After five years in the red, Sunset Savor the Central Coast turned a profit of $12,116 in 2015, according to a report by San Luis Obispo firm Productive Impact. That’s compared to a shortfall of $76,186 in 2014.

“The event consistently had lost money,” said Davison, who was hired as Visit San Luis Obispo County CEO in May 2015. “One of the board’s directions to us was to get the event into profitability.”

Last year, Savor generated an economic impact of $3.47 million in the county, the firm said, down from $4.48 million in 2014. That 2015 figure includes an estimated $1.91 million spent to prepare and operate the event and $1.16 million spent by attendees on lodging, food and other expenses.

Savor attracted 5,063 unique visitors last year, which is believed to be higher than the year before. A specific comparison isn’t available because visitors were counted differently in past years, Davison said, noting that organizers used to count event-goers, exhibitors, volunteers and staff as attendees too.

About 59 percent of last year’s event-goers were from San Luis Obispo County, while just under 41 percent hailed from Southern California, Northern California and 24 other states. In 2014, county residents made up 64 percent of attendees, while out-of-area visitors constituted 36 percent.

$3.47 million Economic impact generated by Savor in 2015.

$4.48 million Economic impact generated by Savor in 2014.

“This (past) year we made some major headway,” Davison said, calling the 2015 festival “a big win for us.”

But organizers are now facing a fresh set of challenges.

Davison said Sunset is “taking a year off” from Savor sponsorship in light of a major restructuring.
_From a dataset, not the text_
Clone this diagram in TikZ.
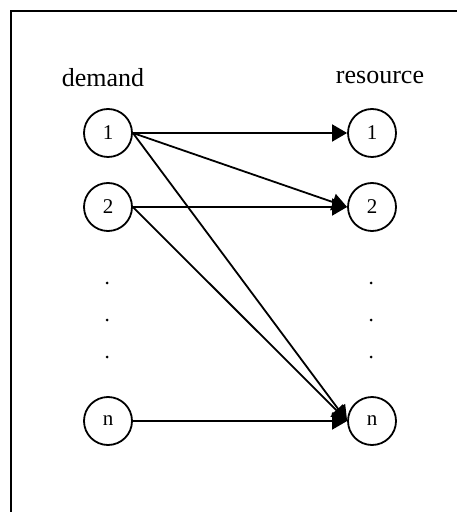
\documentclass[tikz,border=0pt]{standalone}
\usepackage{fontspec}
\setmainfont{Liberation Serif}
\usetikzlibrary{arrows.meta,positioning}

\begin{document}
\begin{tikzpicture}[x=0.5pt,y=-0.5pt]

\tikzset{vertex/.style={draw,circle,line width=0.9pt,minimum size=24pt,inner sep=0pt,font=\fontsize{10.5}{12}\selectfont},
  link/.style={line width=0.9pt,-{Triangle[length=7.5pt,width=8.5pt]}},
  heading/.style={font=\fontsize{13}{15}\selectfont}}

\useasboundingbox (0,0) rectangle (457,512);

% frame
\draw[line width=1pt] (11,512) -- (11,11) -- (457,11);

\node[heading] (dem) at (103,78) {demand};
\node[heading] (res) at (380,78) {resource};

\node[vertex] (d1) at (108,133) {1};
\node[vertex] (d2) at (108,207) {2};
\node[vertex] (dn) at (108,421) {n};

\node[vertex] (r1) at (372,133) {1};
\node[vertex] (r2) at (372,207) {2};
\node[vertex] (rn) at (372,421) {n};

% dots
\foreach \y in {283,320,357} {
  \fill (107,\y) circle (1.5);
  \fill (371,\y) circle (1.5);
}

\draw[link] (d1.east) -- (r1.west);
\draw[link] (d1.east) -- (r2.west);
\draw[link] (d1.east) -- (rn.west);
\draw[link] (d2.east) -- (r2.west);
\draw[link] (d2.east) -- (rn.west);
\draw[link] (dn.east) -- (rn.west);

\end{tikzpicture}
\end{document}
Last year, the magazine welcomed a new editor-in-chief and moved from its iconic offices in Menlo Park to new headquarters in Oakland.

“They’re interested in a future partnership, but they will not be involved this year,” Davison said of Sunset.

Visit San Luis Obispo County and Fast Forward Events Productions parted ways in mid-December for financial reasons, Davison said.

Under the terms of Fast Forward Event Productions’ agreement with Visit San Luis Obispo County, the San Diego firm originally planned to increase its ownership stake in Savor until it owned the event in its entirety in 2018. At that point, Visit San Luis Obispo County would have licensed the Savor name and other assets to the firm in exchange for 10 percent of the profits.

Instead, the partnership lasted for less than a year.

“We were very excited to be able to bring the event from a deficit of $100,000 to profitability this year,” said Michelle Metter, one of two partners at Fast Forward Event Productions. But, she added, “We did not see that it would be able to sustain the (fiscal) growth that we would be looking at in terms of our investment.”

According to Jamison, Visit San Luis Obispo would not produce Savor in its current format on its own.

“We’re not in the event-running business. We have other priorities,” Jamison said, specifically marketing and branding San Luis Obispo County.

That’s why the tourism marketing group is looking at new ways to promote the Savor brand.

“Our marketing committee’s recommendation is to really take Savor on the road into other markets in California as well as Phoenix and Las Vegas,” Davison said, in hopes of luring visitors to the Central Coast.

For example, Davison said, Visit San Luis Obispo County might set up a booth at the San Diego Bay Food and Wine Festival featuring local chefs, breweries and wineries. “The consumer is tasting the experience they could have in SLO County,” he explained.

The move, he added, would extend Savor’s reach “from a few thousand to tens of thousands.”

In addition, Davison said his group could eventually bring Savor back to San Luis Obispo County in a different form.

“The board did not close the possibility (of) a multi-day event in the county if the right partner comes along,” he said, adding that one promoter has already presented such a proposal to Visit San Luis Obispo County. He declined to elaborate.